Uyuşmazlık, açılan boşanma davasında kadın yararına hükmedilen tazminatlar ve nafakaların miktarları noktasında toplanmaktadır.

2. İlgili Hukuk

4721 sayılı Kanun'un 4 üncü, 174 üncü, 175 inci, 182 nci, 327 nci, 328 inci, 329 uncu, 330 uncu, 331 inci maddeleri, 6100 sayılı Kanun'un 369 uncu maddesinin birinci fıkrası, 370 inci ve 371 inci maddeleri, 6098 sayılı Türk Borçlar Kanunu'nun 50, 51 inci maddeleri.

3. Değerlendirme

1.Bölge Adliye Mahkemelerinin nihai kararlarının bozulması 6100 sayılı Kanun'un 371 inci maddesinde yer alan sebeplerden birinin varlığı hâlinde mümkündür.
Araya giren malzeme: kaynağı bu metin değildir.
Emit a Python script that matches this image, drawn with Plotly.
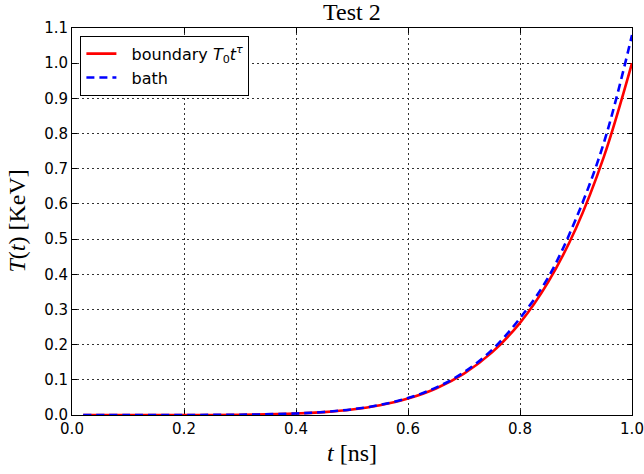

2.Temyizen incelenen karar, tarafların karşılıklı iddia ve savunmalarına, dayandıkları belgelere, uyuşmazlığa uygulanması gereken hukuk kuralları ile hukuki ilişkinin nitelendirilmesine, dava şartlarına, yargılama ve ispat kuralları ile kararda belirtilen gerekçelere göre usul ve kanuna uygun olup davacı kadın vekilince temyiz dilekçesinde ileri sürülen nedenler kararın bozulmasını gerektirecek nitelikte görülmemiştir.

VI. KARAR

Açıklanan sebeplerle;

Temyiz olunan Bölge Adliye Mahkemesi kararının 6100 sayılı Kanun'un 370 inci maddesinin birinci fıkrası uyarınca ONANMASINA,

Aşağıda yazılı temyiz giderinin temyiz edene yükletilmesine,

Dosyanın İlk Derece Mahkemesine, kararın bir örneğinin Bölge Adliye Mahkemesine gönderilmesine,25.06.2024 tarihinde oy birliğiyle karar verildi.